In [None]:
import pandas as pd
import csv

# Load the IP address ranges as a dataframe
ip_database = open('ip_list.csv')
ip_reader = csv.reader(ip_database)
ip_df = pd.DataFrame(ip_reader)

# Set the column names
ip_df.columns = ip_df.iloc[0]
ip_df.drop(ip_df.index[0])

In [None]:
# Define a function to split the ip addresses (stored as strings) into a list
def split(s):
    parts = []
    bracket_level = 0
    current = []
    # Remove special-case of trailing characters
    for c in (s + ","):
        if c == "," and bracket_level == 0:
            parts.append("".join(current))
            current = []
        else:
            if c == "[":
                bracket_level += 1
            elif c == "]":
                bracket_level -= 1
            current.append(c)
    return parts

In [None]:
import netaddr

# Create a list of ip_ranges
ip_list_bunched = []

for i in list(ip_df['ip_range']):
    ip_list_bunched.append(split(i[1:-1]))

# Flatten the list    
ip_list = [item for sublist in ip_list_bunched for item in sublist]

# Remove the heading
del ip_list[0]

# Convert CIDR to IP ranges
for i in range(len(ip_list)):
    if '[' in ip_list[i]:
        # Remove whitespace and leading and trailing inverted commas
        startip = ip_list[i].split()[0].strip('[], ')[1:-1]
        endip = ip_list[i].split()[1].strip('[], ')[1:-1]
        
        # Convert to CIDR as a string
        temp_ip = netaddr.iprange_to_cidrs(startip, endip)[0]
        
        # Replace value in list
        ip_list[i] = temp_ip
    else:
        # Strip the leading and trailing inverted commas
        temp_ip = ip_list[i].strip('\'\" ')
        ip_list[i] = netaddr.IPNetwork(temp_ip)
        
# Merge adjacent CIDR
ip_list = netaddr.cidr_merge(ip_list)

# Create an equivalent set to check
ip_set = netaddr.IPSet(ip_list)

In [None]:
# Data from https://dumps.wikimedia.org/enwiki/latest/

In [None]:
import xml.etree.ElementTree as etree
import codecs
import time
import os

PATH_WIKI_XML = '/Users/BDD/Documents/05 Yale/01 Study/04 Fall, 2020/04 GLBL 849 Big Data and Global Policies/03 Final Project/01 Code/02-Processing_edits_data'
FILENAME_WIKI = 'enwiki-latest-stub-meta-history1.xml'
FILENAME_REVISIONS = 'revisions1.csv'
ENCODING = "utf-8"

In [None]:
# Nicely format time string
def hms_string(sec_elapsed):
    h = int(sec_elapsed / (60 * 60))
    m = int((sec_elapsed % (60 * 60)) / 60)
    s = int(sec_elapsed % 60)
    return "{}:{:>02}:{:>02}".format(h, m, s)

def strip_tag_name(t):
    t = elem.tag
    idx = k = t.rfind("}")
    if idx != -1:
        t = t[idx + 1:]
    return t

In [None]:
pathWikiXML = os.path.join(PATH_WIKI_XML, FILENAME_WIKI)
pathRevisions = os.path.join(PATH_WIKI_XML, FILENAME_REVISIONS)

totalCount = 0
recordedCount = 0
title = None
start_time = time.time()

In [None]:
# Open up XML file and compare to IP address list and copy if it does
with codecs.open(pathRevisions, "w", ENCODING) as revisionsFH:
    revisionsWriter = csv.writer(revisionsFH, quoting=csv.QUOTE_MINIMAL)

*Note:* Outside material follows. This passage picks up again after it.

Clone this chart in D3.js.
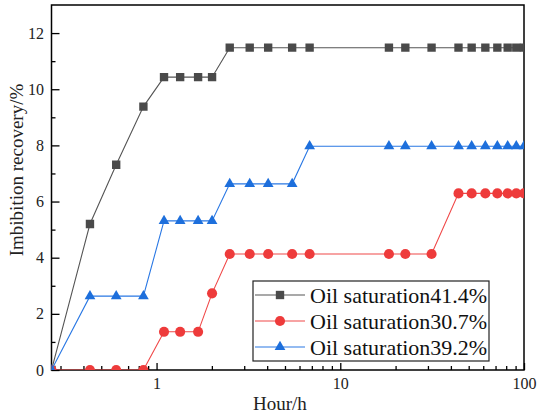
<!DOCTYPE html>
<html>
<head>
<meta charset="utf-8">
<script src="https://d3js.org/d3.v7.min.js"></script>
<style>
  body { margin: 0; background: #fff; }
  svg { display: block; font-family: "Liberation Serif", "Times New Roman", serif; }
</style>
</head>
<body>
<div id="chart"></div>
<script>
// Sampling times (hours), shared by all three cores
const hours = [0.268, 0.434, 0.603, 0.848, 1.098, 1.344, 1.683, 2.005, 2.502, 3.214, 4.05, 5.47,
    6.81, 18.4, 22.6, 31.4, 44.0, 51.9, 61.6, 71.6, 81.5, 90.8, 100];

// Imbibition recovery (%)
const sat414 = [0, 5.2, 7.31, 9.38, 10.43, 10.43, 10.43, 10.43, 11.48, 11.48, 11.48, 11.48,
    11.48, 11.48, 11.48, 11.48, 11.48, 11.48, 11.48, 11.48, 11.48, 11.48, 11.48];
const sat307 = [0, 0, 0, 0, 1.36, 1.36, 1.36, 2.73, 4.13, 4.13, 4.13, 4.13,
    4.13, 4.13, 4.13, 4.13, 6.29, 6.29, 6.29, 6.29, 6.29, 6.29, 6.29];
const sat392 = [0, 2.63, 2.63, 2.63, 5.31, 5.31, 5.31, 5.31, 6.63, 6.63, 6.63, 6.63,
    7.97, 7.97, 7.97, 7.97, 7.97, 7.97, 7.97, 7.97, 7.97, 7.97, 7.97];

const seriesNames = ['Oil saturation41.4%', 'Oil saturation30.7%', 'Oil saturation39.2%'];

const xMajor = [1, 10, 100];
const xMinor = [0.3, 0.4, 0.5, 0.6, 0.7, 0.8, 0.9, 2, 3, 4, 5, 6, 7, 8, 9, 20, 30, 40, 50, 60, 70, 80, 90];
const yMajor = [0, 2, 4, 6, 8, 10, 12];
const yMinor = [1, 3, 5, 7, 9, 11];

const W = 537, H = 417;
const margin = { top: 5, right: 13, bottom: 47, left: 51.5 };
const plotW = W - margin.left - margin.right;
const plotH = H - margin.top - margin.bottom;

const svg = d3.select('#chart').append('svg')
    .attr('width', W)
    .attr('height', H);

const x = d3.scaleLog().domain([hours[0], 100]).range([0, plotW]);
const y = d3.scaleLinear().domain([0, 13]).range([plotH, 0]);

const g = svg.append('g').attr('transform', `translate(${margin.left},${margin.top})`);

svg.append('defs').append('clipPath').attr('id', 'plotclip')
    .append('rect').attr('x', 0).attr('y', 0).attr('width', plotW).attr('height', plotH);

// Axes with inward ticks
const xAxis = g.append('g').attr('transform', `translate(0,${plotH})`)
    .call(d3.axisBottom(x).tickValues(xMajor).tickSizeInner(-7).tickSizeOuter(0)
        .tickFormat(d3.format('d')).tickPadding(8));
const xMinorAxis = g.append('g').attr('transform', `translate(0,${plotH})`)
    .call(d3.axisBottom(x).tickValues(xMinor).tickSizeInner(-4).tickSizeOuter(0).tickFormat(''));
const yAxis = g.append('g')
    .call(d3.axisLeft(y).tickValues(yMajor).tickSizeInner(-8).tickSizeOuter(0).tickPadding(7.5));
const yMinorAxis = g.append('g')
    .call(d3.axisLeft(y).tickValues(yMinor).tickSizeInner(-4).tickSizeOuter(0).tickFormat(''));

[xAxis, xMinorAxis, yAxis, yMinorAxis].forEach(a => {
    a.attr('font-family', null).attr('font-size', null);
    a.select('.domain').remove();
    a.selectAll('line').attr('stroke', '#000').attr('stroke-width', 1.3);
    a.selectAll('text').attr('fill', '#222').style('font-size', '16px');
});

// Frame
g.append('rect')
    .attr('x', 0).attr('y', 0).attr('width', plotW).attr('height', plotH)
    .attr('fill', 'none').attr('stroke', '#000').attr('stroke-width', 1.5);

// Series
const series = [
    { name: seriesNames[0], values: sat414, line: '#555555', fill: '#4a4a4a', shape: d3.symbolSquare, size: 70 },
    { name: seriesNames[1], values: sat307, line: '#f04848', fill: '#ee3b3b', shape: d3.symbolCircle, size: 80 },
    { name: seriesNames[2], values: sat392, line: '#2a78e4', fill: '#1d6fdc', shape: d3.symbolTriangle, size: 50 },
];

const line = d3.line()
    .x(d => x(d.t))
    .y(d => y(d.v));

const plot = g.append('g').attr('clip-path', 'url(#plotclip)');

series.forEach(s => {
    const pts = hours.map((t, i) => ({ t, v: s.values[i] }));
    plot.append('path')
        .datum(pts)
        .attr('fill', 'none')
        .attr('stroke', s.line)
        .attr('stroke-width', 1.1)
        .attr('d', line);
    plot.selectAll(null)
        .data(pts)
        .enter()
        .append('path')
        .attr('transform', d => `translate(${x(d.t)},${y(d.v)})`)
        .attr('d', d3.symbol().type(s.shape).size(s.size))
        .attr('fill', s.fill);
});

// Axis titles
svg.append('text')
    .attr('transform', `translate(23,${margin.top + 165}) rotate(-90)`)
    .attr('text-anchor', 'middle')
    .style('font-size', '19px')
    .attr('fill', '#222')
    .text('Imbibition recovery/%');

svg.append('text')
    .attr('x', 253)
    .attr('y', 410)
    .style('font-size', '19px')
    .attr('fill', '#222')
    .text('Hour/h');

// Legend
const legend = svg.append('g').attr('transform', 'translate(253,281)');
legend.append('rect')
    .attr('width', 236).attr('height', 80)
    .attr('fill', '#fff').attr('stroke', '#222').attr('stroke-width', 1.2);

series.forEach((s, i) => {
    const cy = 14 + i * 26;
    legend.append('line')
        .attr('x1', 2).attr('x2', 52).attr('y1', cy).attr('y2', cy)
        .attr('stroke', s.line).attr('stroke-width', 1.1);
    legend.append('path')
        .attr('transform', `translate(27,${cy})`)
        .attr('d', d3.symbol().type(s.shape).size(s.size))
        .attr('fill', s.fill);
    legend.append('text')
        .attr('x', 57).attr('y', cy)
        .attr('dy', '0.35em')
        .style('font-size', '22px')
        .attr('fill', '#111')
        .text(s.name);
});
</script>
</body>
</html>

    revisionsWriter.writerow(['id', 'title', 'redirect', 'ns', 'rev_id', 'timestamp', 'ip', 'username', 'comment', 'byt'])

    for event, elem in etree.iterparse(pathWikiXML, events=('start', 'end')):
        tname = strip_tag_name(elem.tag)

        if event == 'start':
            if tname == 'page':
                id = -1
                title = ''
                redirect = ''
                ns = -1
                rev_id = -1
                timestamp = ''
                ip = None
                username = ''
                comment = ''
                byt = -1
                inrevision = False
                incontributor = False

            elif tname == 'revision':
                # Do not pick up on revision id's
                inrevision = True
                incontributor = False
                
            elif tname == 'contributor':
                # Do not pick up on contributor id's
                incontributor = True

            elif tname == 'title':
                title = elem.text
            elif tname == 'id' and not inrevision and elem.text!=None:
                id = int(elem.text)
            elif tname == 'redirect':
                redirect = elem.get('title', '')
            elif tname == 'ns' and elem.text!=None:
                ns = int(elem.text)

            elif tname == 'id' and inrevision and not incontributor and elem.text!=None:
                rev_id = int(elem.text)
            elif tname == 'timestamp' and inrevision:
                timestamp = elem.text
            elif tname == 'ip' and inrevision:
                ip = elem.text
            elif tname == 'username' and inrevision:
                username = elem.text
            elif tname == 'comment' and inrevision:
                comment = elem.text
            elif tname == 'text' and inrevision:
                byt = elem.get('bytes', '')

        elif tname == 'revision':
            totalCount += 1
            
            if ip is not None and len(ip) <= 15:
                if netaddr.IPAddress(ip) in ip_set:
                    revisionsWriter.writerow([id, title, redirect, ns, rev_id, timestamp, ip, username, comment, byt])
                    recordedCount += 1
                        
            if totalCount > 1 and (totalCount % 100000) == 0:
                print("{:,}, {:,}, {}".format(totalCount, recordedCount, hms_string(time.time() - start_time)))

        elem.clear()

time_took = time.time() - start_time
print(f"Total runtime: {hms_string(time_took)}")